Code that draws figures:
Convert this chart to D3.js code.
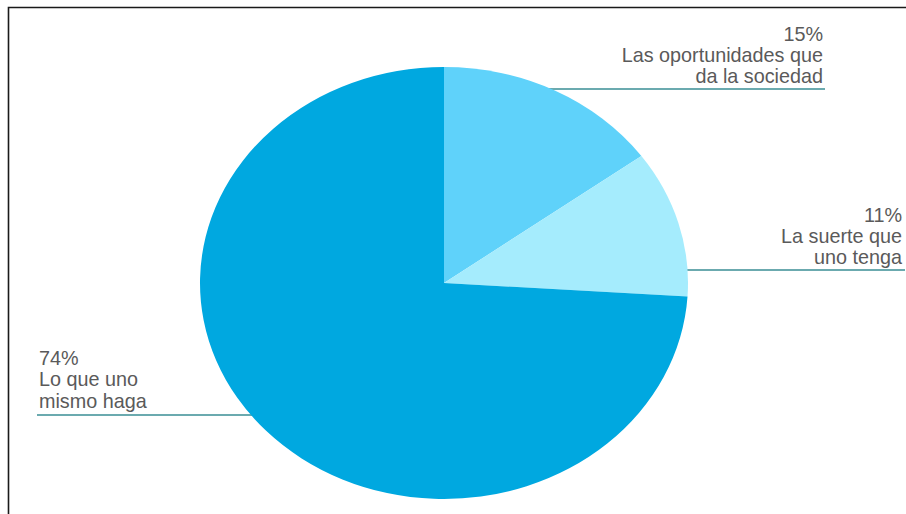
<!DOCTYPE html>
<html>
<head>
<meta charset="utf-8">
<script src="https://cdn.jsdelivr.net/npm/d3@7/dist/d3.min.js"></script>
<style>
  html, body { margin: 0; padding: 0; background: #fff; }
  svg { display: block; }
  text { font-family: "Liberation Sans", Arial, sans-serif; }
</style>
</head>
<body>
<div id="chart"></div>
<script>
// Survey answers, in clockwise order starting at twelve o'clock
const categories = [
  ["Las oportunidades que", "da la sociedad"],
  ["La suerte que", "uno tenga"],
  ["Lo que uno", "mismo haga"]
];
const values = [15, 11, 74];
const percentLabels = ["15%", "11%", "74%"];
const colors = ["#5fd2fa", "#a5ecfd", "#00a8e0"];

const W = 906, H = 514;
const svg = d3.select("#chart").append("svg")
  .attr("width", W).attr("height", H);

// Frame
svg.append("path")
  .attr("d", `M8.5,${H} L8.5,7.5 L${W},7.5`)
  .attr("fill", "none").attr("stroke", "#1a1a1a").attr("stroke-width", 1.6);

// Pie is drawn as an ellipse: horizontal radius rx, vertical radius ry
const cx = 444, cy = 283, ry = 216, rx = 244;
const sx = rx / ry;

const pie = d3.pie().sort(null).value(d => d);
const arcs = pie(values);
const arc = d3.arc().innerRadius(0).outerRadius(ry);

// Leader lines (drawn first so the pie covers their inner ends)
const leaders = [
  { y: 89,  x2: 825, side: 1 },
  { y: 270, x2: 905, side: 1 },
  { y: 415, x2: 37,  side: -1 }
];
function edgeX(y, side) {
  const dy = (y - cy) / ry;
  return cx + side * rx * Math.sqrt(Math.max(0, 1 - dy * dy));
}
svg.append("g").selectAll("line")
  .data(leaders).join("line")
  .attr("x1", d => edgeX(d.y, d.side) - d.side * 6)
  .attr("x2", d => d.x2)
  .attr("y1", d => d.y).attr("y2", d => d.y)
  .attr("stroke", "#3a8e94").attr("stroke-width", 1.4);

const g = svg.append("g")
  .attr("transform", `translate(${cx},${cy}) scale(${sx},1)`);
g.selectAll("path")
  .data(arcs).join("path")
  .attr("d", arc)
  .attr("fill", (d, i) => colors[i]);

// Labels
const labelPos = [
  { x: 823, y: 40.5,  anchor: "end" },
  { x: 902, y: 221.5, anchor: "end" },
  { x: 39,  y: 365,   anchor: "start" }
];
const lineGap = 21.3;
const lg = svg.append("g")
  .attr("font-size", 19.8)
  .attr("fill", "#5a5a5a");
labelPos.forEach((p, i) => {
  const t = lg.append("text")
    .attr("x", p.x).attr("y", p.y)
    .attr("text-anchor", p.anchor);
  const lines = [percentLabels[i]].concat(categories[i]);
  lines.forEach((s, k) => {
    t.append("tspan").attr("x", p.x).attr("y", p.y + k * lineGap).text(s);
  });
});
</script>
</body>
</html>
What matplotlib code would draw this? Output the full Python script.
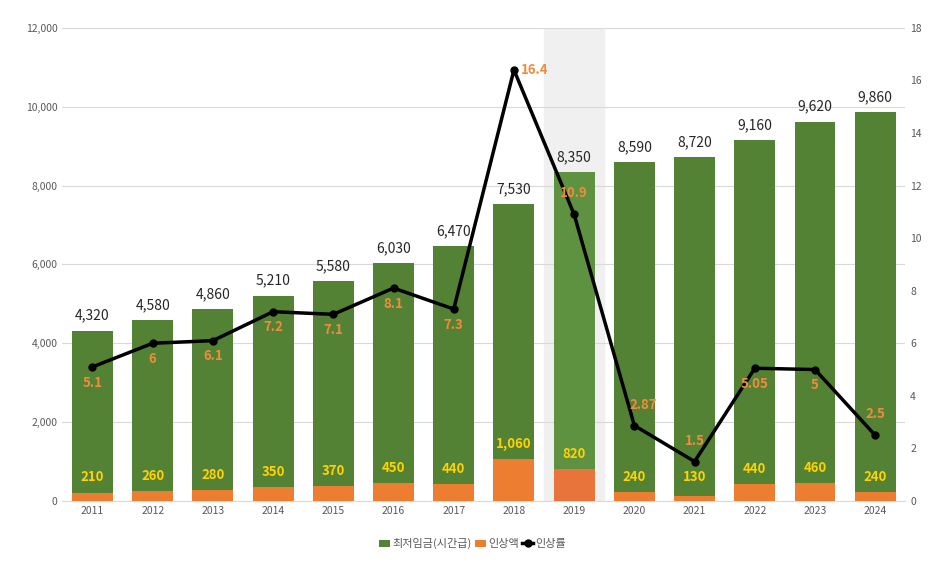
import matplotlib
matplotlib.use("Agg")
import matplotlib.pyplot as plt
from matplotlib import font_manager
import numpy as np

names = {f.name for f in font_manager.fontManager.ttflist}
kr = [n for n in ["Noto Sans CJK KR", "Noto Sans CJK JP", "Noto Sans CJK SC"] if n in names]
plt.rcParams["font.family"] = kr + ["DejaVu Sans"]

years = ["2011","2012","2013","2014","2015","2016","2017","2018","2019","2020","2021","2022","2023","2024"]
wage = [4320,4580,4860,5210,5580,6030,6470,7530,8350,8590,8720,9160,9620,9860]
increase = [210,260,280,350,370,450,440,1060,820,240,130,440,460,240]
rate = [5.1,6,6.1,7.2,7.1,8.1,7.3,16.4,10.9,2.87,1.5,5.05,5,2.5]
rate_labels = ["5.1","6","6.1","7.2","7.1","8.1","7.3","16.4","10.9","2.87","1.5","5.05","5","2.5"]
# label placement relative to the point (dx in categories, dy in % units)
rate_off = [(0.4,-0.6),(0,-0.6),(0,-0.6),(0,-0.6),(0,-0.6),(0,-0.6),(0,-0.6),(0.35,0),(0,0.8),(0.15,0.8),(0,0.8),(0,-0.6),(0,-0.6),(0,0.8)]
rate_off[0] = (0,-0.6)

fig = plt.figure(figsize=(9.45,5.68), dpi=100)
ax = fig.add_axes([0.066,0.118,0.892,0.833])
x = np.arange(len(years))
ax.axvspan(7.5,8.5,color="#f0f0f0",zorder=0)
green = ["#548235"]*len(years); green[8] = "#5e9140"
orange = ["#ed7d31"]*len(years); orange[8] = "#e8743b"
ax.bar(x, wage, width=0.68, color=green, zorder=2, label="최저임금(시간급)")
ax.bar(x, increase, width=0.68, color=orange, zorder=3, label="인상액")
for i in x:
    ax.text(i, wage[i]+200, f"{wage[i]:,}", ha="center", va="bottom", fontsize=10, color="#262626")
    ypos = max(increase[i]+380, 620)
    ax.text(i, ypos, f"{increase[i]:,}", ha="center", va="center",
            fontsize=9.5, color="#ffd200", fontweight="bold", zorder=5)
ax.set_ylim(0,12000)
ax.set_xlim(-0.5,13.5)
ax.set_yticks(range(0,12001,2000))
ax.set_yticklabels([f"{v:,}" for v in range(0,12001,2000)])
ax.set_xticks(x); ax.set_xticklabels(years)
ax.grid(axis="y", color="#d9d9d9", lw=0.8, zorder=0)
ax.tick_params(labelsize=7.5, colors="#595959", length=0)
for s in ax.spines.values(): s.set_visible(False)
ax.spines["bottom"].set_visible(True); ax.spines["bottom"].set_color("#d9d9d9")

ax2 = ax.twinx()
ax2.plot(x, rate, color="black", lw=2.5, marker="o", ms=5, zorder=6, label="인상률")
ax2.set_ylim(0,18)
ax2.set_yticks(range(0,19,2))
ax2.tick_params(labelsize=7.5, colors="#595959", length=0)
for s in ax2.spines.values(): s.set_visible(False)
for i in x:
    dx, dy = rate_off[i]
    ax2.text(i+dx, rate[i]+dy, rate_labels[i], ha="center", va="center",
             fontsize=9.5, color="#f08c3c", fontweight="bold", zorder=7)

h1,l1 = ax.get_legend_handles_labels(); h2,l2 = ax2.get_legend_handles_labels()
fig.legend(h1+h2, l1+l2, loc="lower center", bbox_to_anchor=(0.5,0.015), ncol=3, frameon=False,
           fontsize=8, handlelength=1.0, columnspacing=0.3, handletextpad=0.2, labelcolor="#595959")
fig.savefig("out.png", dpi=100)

Given task: Print all the records again exactly; do not include any picture.

Task result:
Convert this chart to D3.js code.
<!DOCTYPE html>
<html>
<head>
<meta charset="utf-8">
<script src="https://cdn.jsdelivr.net/npm/d3@7/dist/d3.min.js"></script>
<style>
  html, body { margin: 0; padding: 0; background: #fff; }
  svg { display: block; }
  text { font-family: "Liberation Sans", Arial, sans-serif; }
</style>
</head>
<body>
<div id="chart"></div>
<script>
// Survey answers, in clockwise order starting at twelve o'clock
const categories = [
  ["Las oportunidades que", "da la sociedad"],
  ["La suerte que", "uno tenga"],
  ["Lo que uno", "mismo haga"]
];
const values = [15, 11, 74];
const percentLabels = ["15%", "11%", "74%"];
const colors = ["#5fd2fa", "#a5ecfd", "#00a8e0"];

const W = 906, H = 514;
const svg = d3.select("#chart").append("svg")
  .attr("width", W).attr("height", H);

// Frame
svg.append("path")
  .attr("d", `M8.5,${H} L8.5,7.5 L${W},7.5`)
  .attr("fill", "none").attr("stroke", "#1a1a1a").attr("stroke-width", 1.6);

// Pie is drawn as an ellipse: horizontal radius rx, vertical radius ry
const cx = 444, cy = 283, ry = 216, rx = 244;
const sx = rx / ry;

const pie = d3.pie().sort(null).value(d => d);
const arcs = pie(values);
const arc = d3.arc().innerRadius(0).outerRadius(ry);

// Leader lines (drawn first so the pie covers their inner ends)
const leaders = [
  { y: 89,  x2: 825, side: 1 },
  { y: 270, x2: 905, side: 1 },
  { y: 415, x2: 37,  side: -1 }
];
function edgeX(y, side) {
  const dy = (y - cy) / ry;
  return cx + side * rx * Math.sqrt(Math.max(0, 1 - dy * dy));
}
svg.append("g").selectAll("line")
  .data(leaders).join("line")
  .attr("x1", d => edgeX(d.y, d.side) - d.side * 6)
  .attr("x2", d => d.x2)
  .attr("y1", d => d.y).attr("y2", d => d.y)
  .attr("stroke", "#3a8e94").attr("stroke-width", 1.4);

const g = svg.append("g")
  .attr("transform", `translate(${cx},${cy}) scale(${sx},1)`);
g.selectAll("path")
  .data(arcs).join("path")
  .attr("d", arc)
  .attr("fill", (d, i) => colors[i]);

// Labels
const labelPos = [
  { x: 823, y: 40.5,  anchor: "end" },
  { x: 902, y: 221.5, anchor: "end" },
  { x: 39,  y: 365,   anchor: "start" }
];
const lineGap = 21.3;
const lg = svg.append("g")
  .attr("font-size", 19.8)
  .attr("fill", "#5a5a5a");
labelPos.forEach((p, i) => {
  const t = lg.append("text")
    .attr("x", p.x).attr("y", p.y)
    .attr("text-anchor", p.anchor);
  const lines = [percentLabels[i]].concat(categories[i]);
  lines.forEach((s, k) => {
    t.append("tspan").attr("x", p.x).attr("y", p.y + k * lineGap).text(s);
  });
});
</script>
</body>
</html>
What matplotlib code would draw this? Output the full Python script.
import matplotlib
matplotlib.use("Agg")
import matplotlib.pyplot as plt
from matplotlib import font_manager
import numpy as np

names = {f.name for f in font_manager.fontManager.ttflist}
kr = [n for n in ["Noto Sans CJK KR", "Noto Sans CJK JP", "Noto Sans CJK SC"] if n in names]
plt.rcParams["font.family"] = kr + ["DejaVu Sans"]

years = ["2011","2012","2013","2014","2015","2016","2017","2018","2019","2020","2021","2022","2023","2024"]
wage = [4320,4580,4860,5210,5580,6030,6470,7530,8350,8590,8720,9160,9620,9860]
increase = [210,260,280,350,370,450,440,1060,820,240,130,440,460,240]
rate = [5.1,6,6.1,7.2,7.1,8.1,7.3,16.4,10.9,2.87,1.5,5.05,5,2.5]
rate_labels = ["5.1","6","6.1","7.2","7.1","8.1","7.3","16.4","10.9","2.87","1.5","5.05","5","2.5"]
# label placement relative to the point (dx in categories, dy in % units)
rate_off = [(0.4,-0.6),(0,-0.6),(0,-0.6),(0,-0.6),(0,-0.6),(0,-0.6),(0,-0.6),(0.35,0),(0,0.8),(0.15,0.8),(0,0.8),(0,-0.6),(0,-0.6),(0,0.8)]
rate_off[0] = (0,-0.6)

fig = plt.figure(figsize=(9.45,5.68), dpi=100)
ax = fig.add_axes([0.066,0.118,0.892,0.833])
x = np.arange(len(years))
ax.axvspan(7.5,8.5,color="#f0f0f0",zorder=0)
green = ["#548235"]*len(years); green[8] = "#5e9140"
orange = ["#ed7d31"]*len(years); orange[8] = "#e8743b"
ax.bar(x, wage, width=0.68, color=green, zorder=2, label="최저임금(시간급)")
ax.bar(x, increase, width=0.68, color=orange, zorder=3, label="인상액")
for i in x:
    ax.text(i, wage[i]+200, f"{wage[i]:,}", ha="center", va="bottom", fontsize=10, color="#262626")
    ypos = max(increase[i]+380, 620)
    ax.text(i, ypos, f"{increase[i]:,}", ha="center", va="center",
            fontsize=9.5, color="#ffd200", fontweight="bold", zorder=5)
ax.set_ylim(0,12000)
ax.set_xlim(-0.5,13.5)
ax.set_yticks(range(0,12001,2000))
ax.set_yticklabels([f"{v:,}" for v in range(0,12001,2000)])
ax.set_xticks(x); ax.set_xticklabels(years)
ax.grid(axis="y", color="#d9d9d9", lw=0.8, zorder=0)
ax.tick_params(labelsize=7.5, colors="#595959", length=0)
for s in ax.spines.values(): s.set_visible(False)
ax.spines["bottom"].set_visible(True); ax.spines["bottom"].set_color("#d9d9d9")

ax2 = ax.twinx()
ax2.plot(x, rate, color="black", lw=2.5, marker="o", ms=5, zorder=6, label="인상률")
ax2.set_ylim(0,18)
ax2.set_yticks(range(0,19,2))
ax2.tick_params(labelsize=7.5, colors="#595959", length=0)
for s in ax2.spines.values(): s.set_visible(False)
for i in x:
    dx, dy = rate_off[i]
    ax2.text(i+dx, rate[i]+dy, rate_labels[i], ha="center", va="center",
             fontsize=9.5, color="#f08c3c", fontweight="bold", zorder=7)

h1,l1 = ax.get_legend_handles_labels(); h2,l2 = ax2.get_legend_handles_labels()
fig.legend(h1+h2, l1+l2, loc="lower center", bbox_to_anchor=(0.5,0.015), ncol=3, frameon=False,
           fontsize=8, handlelength=1.0, columnspacing=0.3, handletextpad=0.2, labelcolor="#595959")
fig.savefig("out.png", dpi=100)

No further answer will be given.